Rear window seal Replacement

If you have a stain that looks like this:

You probably have one of two things;  A leaking third brake light seal, or a leaking rear window seal.
when you notice water leaking in, dry off the area around the brake light and remove it.  There is a metal frame rail directly under it, and you will be able to tell if it is leaking or not. 
If it is not, you probably need to replace your rear window seal.
To do this you need to do a few things.
Remove the rear cab cover panel (over the cargo cover) (a few screws)

Remove the rear side covers (mostly pop pins, a couple of screws, have to remove seatbelt lower and side mount bolt, and door sill trim panel)
Here are the tools i used to pull the pop pins.  Very useful - i managed to not break any of them, although one on each side pulled out the mounting bit it plugs into

Remove clothes hanger (one philips screw in my case)
Unscrew back window.  Be careful not to break headliner, but it should have enough flex it it to slip a wrench around the nut.  The screws along the top are directly above the screws on the bottom, if you are having trouble finding them behind the liner. 

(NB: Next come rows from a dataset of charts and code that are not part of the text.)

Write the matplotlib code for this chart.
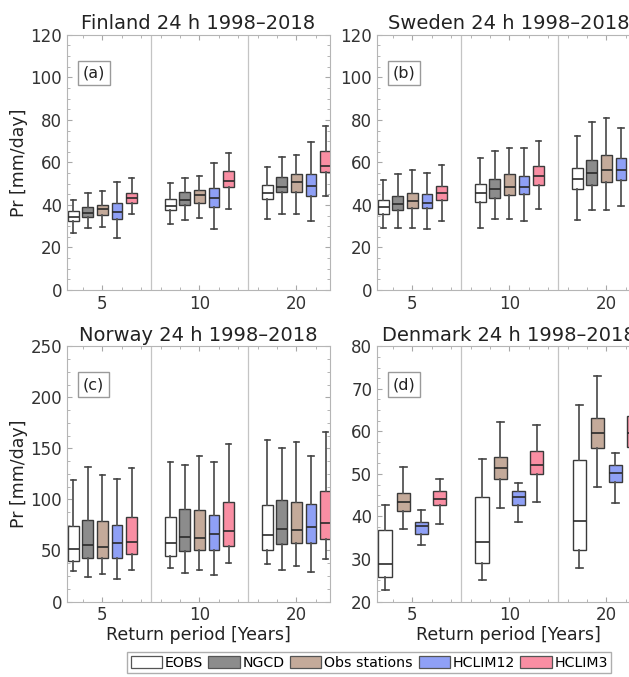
import matplotlib
matplotlib.use("Agg")
from matplotlib import pyplot as plt
from matplotlib.patches import Patch
from matplotlib.ticker import MultipleLocator, AutoMinorLocator

# return periods (x groups)
years = [5, 10, 20]
names = ["EOBS", "NGCD", "Obs stations", "HCLIM12", "HCLIM3"]
colors = ["#ffffff", "#8c8c8c", "#c4aa9a", "#8fa0f6", "#f98ea3"]

# each entry: [whisker low, q1, median, q3, whisker high] for 5, 10, 20 years
fin_eobs = [[27, 32.6, 34.5, 37, 42.5], [31, 37.5, 39.5, 42.7, 50.2], [33.4, 42.8, 45.5, 49.4, 58]]
fin_ngcd = [[29, 34.5, 36, 38.9, 45.5], [33, 40.2, 42.4, 46, 52.6], [35.6, 46, 48.6, 53, 62.4]]
fin_obs = [[29.6, 35.3, 38, 40.2, 46.5], [33.7, 40.8, 44.7, 47, 53.6], [35.8, 46.3, 51, 54.7, 63.4]]
fin_h12 = [[24.3, 33.3, 36.5, 40.8, 51], [28.5, 38.9, 43.5, 47.8, 59.6], [32.6, 44.1, 48.9, 54.4, 69.8]]
fin_h3 = [[35.6, 40.8, 43.3, 45.8, 52.6], [38.1, 48.6, 51.1, 56, 64.6], [44.4, 55.7, 58.4, 65.6, 76.9]]

swe_eobs = [[29, 35.8, 38.9, 42.2, 51.8], [29.2, 41.6, 45.8, 49.7, 62], [32.9, 47.4, 52.4, 57.6, 72.2]]
swe_ngcd = [[29, 37.5, 40.5, 44.4, 54.6], [33.4, 43.5, 47.5, 52.2, 65.6], [37.7, 49.3, 54.8, 61, 78.8]]
swe_obs = [[29, 38.4, 41.7, 45.8, 56.5], [33.4, 44.6, 48.6, 54.4, 66.7], [37.7, 50.7, 56.2, 63.4, 80.8]]
swe_h12 = [[28.7, 38.4, 41.1, 45, 55.2], [32.5, 45.3, 48.6, 53.8, 66.7], [39.7, 51.8, 56.2, 62, 76.1]]
swe_h3 = [[32.5, 42.4, 45.5, 49.1, 58.8], [38, 49.4, 53.7, 58.5, 70.1], [43, 56.5, 61.5, 67.8, 84]]

nor_eobs = [[29.4, 39.2, 51.3, 73.5, 118.6], [33.3, 44.8, 57.8, 82.7, 136.3], [36.6, 50.7, 65, 94.8, 158.5]]
nor_ngcd = [[24.5, 43.1, 55.6, 80, 131.4], [27.8, 49.7, 63.1, 90.5, 133.7], [30.4, 56.2, 71.2, 99.7, 150.7]]
nor_obs = [[26.8, 43.1, 53.3, 79.1, 124.2], [31, 50.7, 62.1, 89.2, 142.2], [35, 57.2, 70.3, 97.4, 155.9]]
nor_h12 = [[21.9, 43.1, 57.2, 74.5, 120], [25.5, 50.7, 66, 85, 136.3], [28.8, 57.2, 72.9, 95.8, 142.2]]
nor_h3 = [[31, 46.4, 58.2, 82.7, 130.4], [37.6, 54.6, 68.6, 97.7, 154.6], [41.7, 61.2, 76.8, 108, 166]]

# no NGCD for Denmark
den_eobs = [[22.6, 25.8, 28.9, 36.9, 42.8], [25.1, 29, 34, 44.6, 53.6], [27.9, 32.2, 38.9, 53.3, 66.1]]
den_obs = [[37.1, 41.3, 43.3, 45.5, 51.7], [42, 48.7, 51.5, 54, 62.1], [47, 56.2, 59.5, 63.1, 73.1]]
den_h12 = [[33.4, 35.9, 37.7, 38.6, 41.6], [38.7, 42.6, 44.6, 45.9, 47.8], [43.2, 48, 50.3, 52.1, 54.8]]
den_h3 = [[38.3, 42.6, 44.1, 45.9, 48.7], [43.4, 50, 52.2, 55.4, 61.4], [46, 56.4, 59.6, 63.7, 74]]

TICK_COL = "#333333"
SPINE_COL = "#b5b5b5"


def panel(ax, series, cols, offsets, width, ylim, ystep, title, tag, xlabel=False):
    for data, col, off in zip(series, cols, offsets):
        stats = [dict(whislo=d[0], q1=d[1], med=d[2], q3=d[3], whishi=d[4], fliers=[]) for d in data]
        pos = [i + 1 + off for i in range(len(data))]
        ax.bxp(stats, positions=pos, widths=width, capwidths=width * 0.5,
               showfliers=False, patch_artist=True, manage_ticks=False,
               boxprops=dict(facecolor=col, edgecolor="#3a3a3a", linewidth=1.0),
               medianprops=dict(color="#2a2a2a", linewidth=1.2),
               whiskerprops=dict(color="#555555", linewidth=1.3),
               capprops=dict(color="#444444", linewidth=1.2))

    for sep in (1.5, 2.5):
        ax.axvline(sep, color="#c4c4c4", linewidth=0.9, zorder=0)

    ax.set_xlim(0.635, 3.345)
    ax.set_ylim(*ylim)
    ax.set_xticks([1, 2, 3])
    ax.set_xticklabels([str(y) for y in years])
    ax.yaxis.set_major_locator(MultipleLocator(ystep))
    ax.yaxis.set_minor_locator(AutoMinorLocator(4))
    ax.xaxis.set_minor_locator(MultipleLocator(0.2))
    ax.tick_params(which="both", direction="in", top=True, right=True,
                   color="#a8a8a8", labelcolor=TICK_COL, labelsize=12)
    ax.tick_params(which="major", length=3.5)
    ax.tick_params(which="minor", length=2)
    for s in ax.spines.values():
        s.set_color(SPINE_COL)
    ax.set_title(title, fontsize=14, color="#222222", pad=4)
    ax.text(0.06, 0.85, tag, transform=ax.transAxes, fontsize=11.5, color="#222222",
            va="center", ha="left",
            bbox=dict(boxstyle="square,pad=0.3", facecolor="white", edgecolor="#9a9a9a"))
    if xlabel:
        ax.set_xlabel("Return period [Years]", fontsize=12.5, color="#222222", labelpad=1)


fig = plt.figure(figsize=(6.29, 6.77), dpi=100)
w, h = 0.418, 0.377
ax_a = fig.add_axes([0.1065, 0.5716, w, h])
ax_b = fig.add_axes([0.5994, 0.5716, w, h])
ax_c = fig.add_axes([0.1065, 0.1115, w, h])
ax_d = fig.add_axes([0.5994, 0.1115, w, h])

off5 = [-0.3, -0.15, 0.0, 0.15, 0.3]
off4 = [-0.28, -0.093, 0.093, 0.28]
col4 = [colors[0], colors[2], colors[3], colors[4]]

panel(ax_a, [fin_eobs, fin_ngcd, fin_obs, fin_h12, fin_h3], colors, off5, 0.112,
      (0, 120), 20, "Finland 24 h 1998\u20132018", "(a)")
panel(ax_b, [swe_eobs, swe_ngcd, swe_obs, swe_h12, swe_h3], colors, off5, 0.112,
      (0, 120), 20, "Sweden 24 h 1998\u20132018", "(b)")
panel(ax_c, [nor_eobs, nor_ngcd, nor_obs, nor_h12, nor_h3], colors, off5, 0.112,
      (0, 250), 50, "Norway 24 h 1998\u20132018", "(c)", xlabel=True)
panel(ax_d, [den_eobs, den_obs, den_h12, den_h3], col4, off4, 0.14,
      (20, 80), 10, "Denmark 24 h 1998\u20132018", "(d)", xlabel=True)

for ax in (ax_a, ax_c):
    ax.set_ylabel("Pr [mm/day]", fontsize=12.5, color="#222222", labelpad=2)

handles = [Patch(facecolor=c, edgecolor="#555555", linewidth=0.9) for c in colors]
fig.legend(handles, names, loc="center", bbox_to_anchor=(0.587, 0.021), ncol=5,
           fontsize=10.2, frameon=True, fancybox=False, edgecolor="#9a9a9a",
           handlelength=2.2, handleheight=0.85, handletextpad=0.2,
           columnspacing=0.4, borderpad=0.25, borderaxespad=0)

plt.savefig("out.png", dpi=100)
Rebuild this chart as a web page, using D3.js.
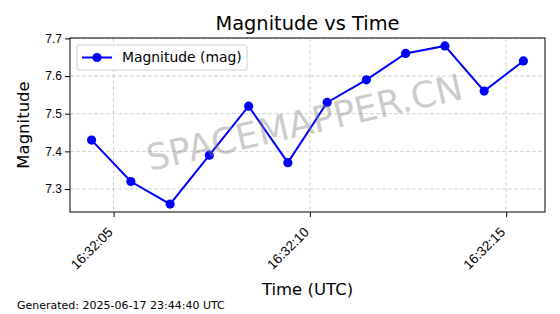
<!DOCTYPE html>
<html>
<head>
<meta charset="utf-8">
<script src="https://cdn.jsdelivr.net/npm/d3@7"></script>
<style>
  body { margin: 0; background: #fff; }
  svg { font-family: "DejaVu Sans", sans-serif; }
</style>
</head>
<body>
<div id="chart"></div>
<script>
const times = ["16:32:04.44", "16:32:05.44", "16:32:06.44", "16:32:07.44", "16:32:08.44", "16:32:09.44",
               "16:32:10.44", "16:32:11.44", "16:32:12.44", "16:32:13.44", "16:32:14.44", "16:32:15.44"];
const magnitudes = [7.43, 7.32, 7.26, 7.39, 7.52, 7.37, 7.53, 7.59, 7.66, 7.68, 7.56, 7.64];
const xTicks = ["16:32:05", "16:32:10", "16:32:15"];
const yTicks = [7.3, 7.4, 7.5, 7.6, 7.7];

const width = 560, height = 314;
const margin = { top: 38, right: 15, bottom: 102, left: 70 };
const iw = width - margin.left - margin.right;
const ih = height - margin.top - margin.bottom;

const parseTime = s => d3.utcParse("%H:%M:%S.%L")(s.includes(".") ? s + "0" : s + ".000");
const data = times.map((t, i) => ({ t: parseTime(t), v: magnitudes[i] }));

// matplotlib style 5% padding on both axes
const tExt = d3.extent(data, d => d.t);
const tPad = (tExt[1] - tExt[0]) * 0.05;
const x = d3.scaleUtc()
  .domain([new Date(+tExt[0] - tPad), new Date(+tExt[1] + tPad)])
  .range([0, iw]);
const vExt = d3.extent(magnitudes);
const vPad = (vExt[1] - vExt[0]) * 0.05;
const y = d3.scaleLinear()
  .domain([vExt[0] - vPad, vExt[1] + vPad])
  .range([ih, 0]);

const svg = d3.select("#chart").append("svg")
  .attr("width", width)
  .attr("height", height);

const g = svg.append("g")
  .attr("transform", "translate(" + margin.left + "," + margin.top + ")");

const xTickDates = xTicks.map(parseTime);

// grid
g.append("g")
  .selectAll("line")
  .data(yTicks)
  .enter().append("line")
  .attr("x1", 0).attr("x2", iw)
  .attr("y1", d => y(d)).attr("y2", d => y(d))
  .attr("stroke", "#b0b0b0").attr("stroke-opacity", 0.7)
  .attr("stroke-dasharray", "4,2").attr("stroke-width", 0.8);
g.append("g")
  .selectAll("line")
  .data(xTickDates)
  .enter().append("line")
  .attr("x1", d => x(d)).attr("x2", d => x(d))
  .attr("y1", 0).attr("y2", ih)
  .attr("stroke", "#b0b0b0").attr("stroke-opacity", 0.7)
  .attr("stroke-dasharray", "4,2").attr("stroke-width", 0.8);

// watermark
svg.append("text")
  .text("SPACEMAPPER.CN")
  .attr("transform", "translate(305,125) rotate(-13)")
  .attr("text-anchor", "middle")
  .attr("dominant-baseline", "middle")
  .attr("fill", "#808080")
  .attr("fill-opacity", 0.42)
  .style("font-size", "36px");

// line + markers
const line = d3.line().x(d => x(d.t)).y(d => y(d.v));
g.append("path")
  .datum(data)
  .attr("d", line)
  .attr("fill", "none")
  .attr("stroke", "#0000ff")
  .attr("stroke-width", 2);
g.selectAll("circle.pt")
  .data(data)
  .enter().append("circle")
  .attr("class", "pt")
  .attr("cx", d => x(d.t))
  .attr("cy", d => y(d.v))
  .attr("r", 4.6)
  .attr("fill", "#0000ff");

// axes
const xAxis = g.append("g")
  .attr("transform", "translate(0," + ih + ")")
  .call(d3.axisBottom(x).tickValues(xTickDates).tickFormat(d3.utcFormat("%H:%M:%S")).tickSizeOuter(0).tickSize(5));
xAxis.selectAll("text")
  .attr("x", 0).attr("y", 0).attr("dy", 0)
  .attr("transform", "translate(-0.5,21) rotate(-45)")
  .style("text-anchor", "end")
  .style("font-size", "13.5px")
  .attr("fill", "#000");

const yAxis = g.append("g")
  .call(d3.axisLeft(y).tickValues(yTicks).tickFormat(d3.format(".1f")).tickSizeOuter(0).tickSize(5));
yAxis.selectAll("text").style("font-size", "12px").attr("fill", "#000");

svg.selectAll(".domain").remove();
g.append("rect")
  .attr("width", iw).attr("height", ih)
  .attr("fill", "none").attr("stroke", "#000").attr("stroke-width", 1);

// legend
const lg = g.append("g").attr("transform", "translate(7,7)");
lg.append("rect")
  .attr("width", 170).attr("height", 25).attr("rx", 2)
  .attr("fill", "#fff").attr("fill-opacity", 0.8)
  .attr("stroke", "#d0d0d0");
lg.append("line")
  .attr("x1", 5).attr("x2", 35).attr("y1", 12.5).attr("y2", 12.5)
  .attr("stroke", "#0000ff").attr("stroke-width", 2);
lg.append("circle").attr("cx", 20).attr("cy", 12.5).attr("r", 4.6).attr("fill", "#0000ff");
lg.append("text").text("Magnitude (mag)")
  .attr("x", 45).attr("y", 12.5).attr("dy", "0.35em")
  .style("font-size", "13.9px");

// titles
svg.append("text").text("Magnitude vs Time")
  .attr("x", margin.left + iw / 2).attr("y", 30)
  .attr("text-anchor", "middle").style("font-size", "19.4px");
svg.append("text").text("Time (UTC)")
  .attr("x", margin.left + iw / 2).attr("y", 295)
  .attr("text-anchor", "middle").style("font-size", "16.5px");
svg.append("text").text("Magnitude")
  .attr("transform", "translate(29," + (margin.top + ih / 2) + ") rotate(-90)")
  .attr("text-anchor", "middle").style("font-size", "16.5px");
svg.append("text").text("Generated: 2025-06-17 23:44:40 UTC")
  .attr("x", 17).attr("y", 309).style("font-size", "11px");
</script>
</body>
</html>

Starting at a corner, push trim out. (Leave a couple of the nuts on loosely to keep it from popping out unexpectedly)
Window is out!



Note the two gaps in the butyl for the drains for the window track.


You can see where the butyl wasn't stuck to the body on my truck at all here
Clean the old butyl tape from both the frame of the window and the body.  I scraped, then used a solvent (orange king), then denatured alcohol.

Get yourself a new roll of butyl tape.  The stuff i got seemed a bit large in diameter (5/16ths), but worked

Apply to window.  Note the two drains for the sliding window.  Don't butyl over the drains.  Butyl goes on the OUTSIDE of the studs so that water won't leak into them.
Put window back in

screw down bolts - but not too tight.  

My frame is pinched a little bit at the mounting points and I hope that the butyl evens out over time.

Update; it has evened out over time. I"m not sure if i will tighten more or not - probably not as the frame is pretty flush to the metal on the outside.
Side windows should be done the same way.